**WORK TO COMPLETE**
Emit the data below verbatim, stripping out any pictures.

**INFORMATION SHOWN**
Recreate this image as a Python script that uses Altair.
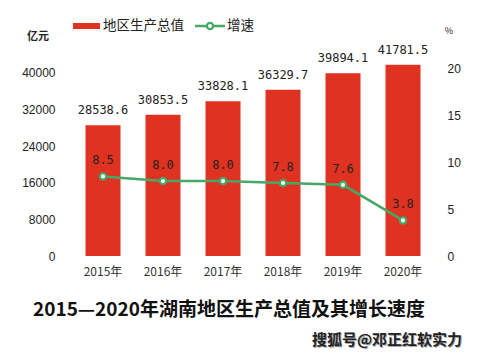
import altair as alt
import pandas as pd

years = ["2015年", "2016年", "2017年", "2018年", "2019年", "2020年"]
gdp = [28538.6, 30853.5, 33828.1, 36329.7, 39894.1, 41781.5]
growth = [8.5, 8.0, 8.0, 7.8, 7.6, 3.8]
gdp_labels = ["28538.6", "30853.5", "33828.1", "36329.7", "39894.1", "41781.5"]
growth_labels = ["8.5", "8.0", "8.0", "7.8", "7.6", "3.8"]
left_ticks = [0, 8000, 16000, 24000, 32000, 40000]
right_ticks = [0, 5, 10, 15, 20]

RED = "#e03221"
GREEN = "#45a866"
CJK = "Noto Sans CJK SC"
NUM = "DejaVu Sans Mono"

df = pd.DataFrame({
    "year": years, "gdp": gdp, "growth": growth,
    "gdp_label": gdp_labels, "growth_label": growth_labels,
})

xenc = alt.X("year:N", sort=years, title=None,
             scale=alt.Scale(paddingInner=0.4167, paddingOuter=0.2083),
             axis=alt.Axis(labelAngle=0, domain=False, ticks=False, labelPadding=10,
                           labelFont=CJK, labelFontSize=12, labelColor="#333"))

yl = alt.Y("gdp:Q", title=None, scale=alt.Scale(domain=[0, 45000], nice=False),
           axis=alt.Axis(values=left_ticks, format="d", domain=False, ticks=False, grid=False,
                         labelPadding=18, labelFont="Liberation Sans", labelFontSize=12,
                         labelColor="#222"))
yr = alt.Y("growth:Q", title=None, scale=alt.Scale(domain=[0, 22], nice=False),
           axis=alt.Axis(orient="right", values=right_ticks, format="d", domain=False, ticks=False,
                         grid=False, labelPadding=14, labelFont="Liberation Sans",
                         labelFontSize=12, labelColor="#222"))

base = alt.Chart(df)
bars = base.mark_bar(color=RED).encode(x=xenc, y=yl)
bar_text = base.mark_text(font=NUM, fontSize=12, color="#222", baseline="middle", dy=-15).encode(
    x=alt.X("year:N", sort=years), y=alt.Y("gdp:Q"), text="gdp_label:N")
bar_layer = alt.layer(bars, bar_text)

line = base.mark_line(color=GREEN, strokeWidth=2.5).encode(x=alt.X("year:N", sort=years), y=yr)
pts = base.mark_point(filled=True, fill="white", stroke=GREEN, strokeWidth=2.2, size=40, opacity=1).encode(
    x=alt.X("year:N", sort=years), y=alt.Y("growth:Q"))
line_text = base.mark_text(font=NUM, fontSize=12, color="#222", baseline="middle", dy=-16).encode(
    x=alt.X("year:N", sort=years), y=alt.Y("growth:Q"), text="growth_label:N")
line_layer = alt.layer(line, pts, line_text)

one = alt.Data(values=[{"a": 1}])

def txt(s, x, y, **kw):
    return alt.Chart(one).mark_text(text=s, **kw).encode(x=alt.value(x), y=alt.value(y))

unit_l = txt("亿元", -35, -13, font=CJK, fontSize=11, fontWeight="bold", color="#222")
unit_r = txt("%", 376, -19, font=CJK, fontSize=9, color="#222")
title = txt("2015—2020年湖南地区生产总值及其增长速度", 156, 260, font=CJK, fontSize=19,
            fontWeight="bold", color="#111")
wm_shadow = txt("搜狐号@邓正红软实力", 315, 291, font=CJK, fontSize=15, fontWeight="bold",
                color="#aaaaaa")
wm = txt("搜狐号@邓正红软实力", 314, 290, font=CJK, fontSize=15, fontWeight="bold",
         color="#222")

leg_rect = alt.Chart(one).mark_rect(color=RED).encode(
    x=alt.value(0), x2=alt.value(27), y=alt.value(-27), y2=alt.value(-21))
leg_t1 = txt("地区生产总值", 30, -24, font=CJK, fontSize=13.5, color="#222", align="left")
leg_line = alt.Chart(one).mark_rule(color=GREEN, strokeWidth=2.5).encode(
    x=alt.value(122), x2=alt.value(152), y=alt.value(-24))
leg_pt = alt.Chart(one).mark_point(filled=True, fill="white", stroke=GREEN, strokeWidth=2.2,
                                   size=40, opacity=1).encode(x=alt.value(137), y=alt.value(-24))
leg_t2 = txt("增速", 154, -24, font=CJK, fontSize=13.5, color="#222", align="left")

chart = alt.layer(
    bar_layer, line_layer, unit_l, unit_r, title, wm_shadow, wm,
    leg_rect, leg_t1, leg_line, leg_pt, leg_t2
).resolve_scale(y="independent").properties(
    width=360, height=206, autosize="none",
    padding={"left": 65, "top": 42, "right": 38, "bottom": 93},
).configure_view(stroke=None)

chart.save("out.html", embed_options={"renderer": "svg", "actions": False})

**OUTPUT FOR THIS EXERCISE**
Recreate this image as a Python script that uses Altair.
import altair as alt
import pandas as pd

years = ["2015年", "2016年", "2017年", "2018年", "2019年", "2020年"]
gdp = [28538.6, 30853.5, 33828.1, 36329.7, 39894.1, 41781.5]
growth = [8.5, 8.0, 8.0, 7.8, 7.6, 3.8]
gdp_labels = ["28538.6", "30853.5", "33828.1", "36329.7", "39894.1", "41781.5"]
growth_labels = ["8.5", "8.0", "8.0", "7.8", "7.6", "3.8"]
left_ticks = [0, 8000, 16000, 24000, 32000, 40000]
right_ticks = [0, 5, 10, 15, 20]

RED = "#e03221"
GREEN = "#45a866"
CJK = "Noto Sans CJK SC"
NUM = "DejaVu Sans Mono"

df = pd.DataFrame({
    "year": years, "gdp": gdp, "growth": growth,
    "gdp_label": gdp_labels, "growth_label": growth_labels,
})

xenc = alt.X("year:N", sort=years, title=None,
             scale=alt.Scale(paddingInner=0.4167, paddingOuter=0.2083),
             axis=alt.Axis(labelAngle=0, domain=False, ticks=False, labelPadding=10,
                           labelFont=CJK, labelFontSize=12, labelColor="#333"))

yl = alt.Y("gdp:Q", title=None, scale=alt.Scale(domain=[0, 45000], nice=False),
           axis=alt.Axis(values=left_ticks, format="d", domain=False, ticks=False, grid=False,
                         labelPadding=18, labelFont="Liberation Sans", labelFontSize=12,
                         labelColor="#222"))
yr = alt.Y("growth:Q", title=None, scale=alt.Scale(domain=[0, 22], nice=False),
           axis=alt.Axis(orient="right", values=right_ticks, format="d", domain=False, ticks=False,
                         grid=False, labelPadding=14, labelFont="Liberation Sans",
                         labelFontSize=12, labelColor="#222"))

base = alt.Chart(df)
bars = base.mark_bar(color=RED).encode(x=xenc, y=yl)
bar_text = base.mark_text(font=NUM, fontSize=12, color="#222", baseline="middle", dy=-15).encode(
    x=alt.X("year:N", sort=years), y=alt.Y("gdp:Q"), text="gdp_label:N")
bar_layer = alt.layer(bars, bar_text)

line = base.mark_line(color=GREEN, strokeWidth=2.5).encode(x=alt.X("year:N", sort=years), y=yr)
pts = base.mark_point(filled=True, fill="white", stroke=GREEN, strokeWidth=2.2, size=40, opacity=1).encode(
    x=alt.X("year:N", sort=years), y=alt.Y("growth:Q"))
line_text = base.mark_text(font=NUM, fontSize=12, color="#222", baseline="middle", dy=-16).encode(
    x=alt.X("year:N", sort=years), y=alt.Y("growth:Q"), text="growth_label:N")
line_layer = alt.layer(line, pts, line_text)

one = alt.Data(values=[{"a": 1}])

def txt(s, x, y, **kw):
    return alt.Chart(one).mark_text(text=s, **kw).encode(x=alt.value(x), y=alt.value(y))

unit_l = txt("亿元", -35, -13, font=CJK, fontSize=11, fontWeight="bold", color="#222")
unit_r = txt("%", 376, -19, font=CJK, fontSize=9, color="#222")
title = txt("2015—2020年湖南地区生产总值及其增长速度", 156, 260, font=CJK, fontSize=19,
            fontWeight="bold", color="#111")
wm_shadow = txt("搜狐号@邓正红软实力", 315, 291, font=CJK, fontSize=15, fontWeight="bold",
                color="#aaaaaa")
wm = txt("搜狐号@邓正红软实力", 314, 290, font=CJK, fontSize=15, fontWeight="bold",
         color="#222")

leg_rect = alt.Chart(one).mark_rect(color=RED).encode(
    x=alt.value(0), x2=alt.value(27), y=alt.value(-27), y2=alt.value(-21))
leg_t1 = txt("地区生产总值", 30, -24, font=CJK, fontSize=13.5, color="#222", align="left")
leg_line = alt.Chart(one).mark_rule(color=GREEN, strokeWidth=2.5).encode(
    x=alt.value(122), x2=alt.value(152), y=alt.value(-24))
leg_pt = alt.Chart(one).mark_point(filled=True, fill="white", stroke=GREEN, strokeWidth=2.2,
                                   size=40, opacity=1).encode(x=alt.value(137), y=alt.value(-24))
leg_t2 = txt("增速", 154, -24, font=CJK, fontSize=13.5, color="#222", align="left")

chart = alt.layer(
    bar_layer, line_layer, unit_l, unit_r, title, wm_shadow, wm,
    leg_rect, leg_t1, leg_line, leg_pt, leg_t2
).resolve_scale(y="independent").properties(
    width=360, height=206, autosize="none",
    padding={"left": 65, "top": 42, "right": 38, "bottom": 93},
).configure_view(stroke=None)

chart.save("out.html", embed_options={"renderer": "svg", "actions": False})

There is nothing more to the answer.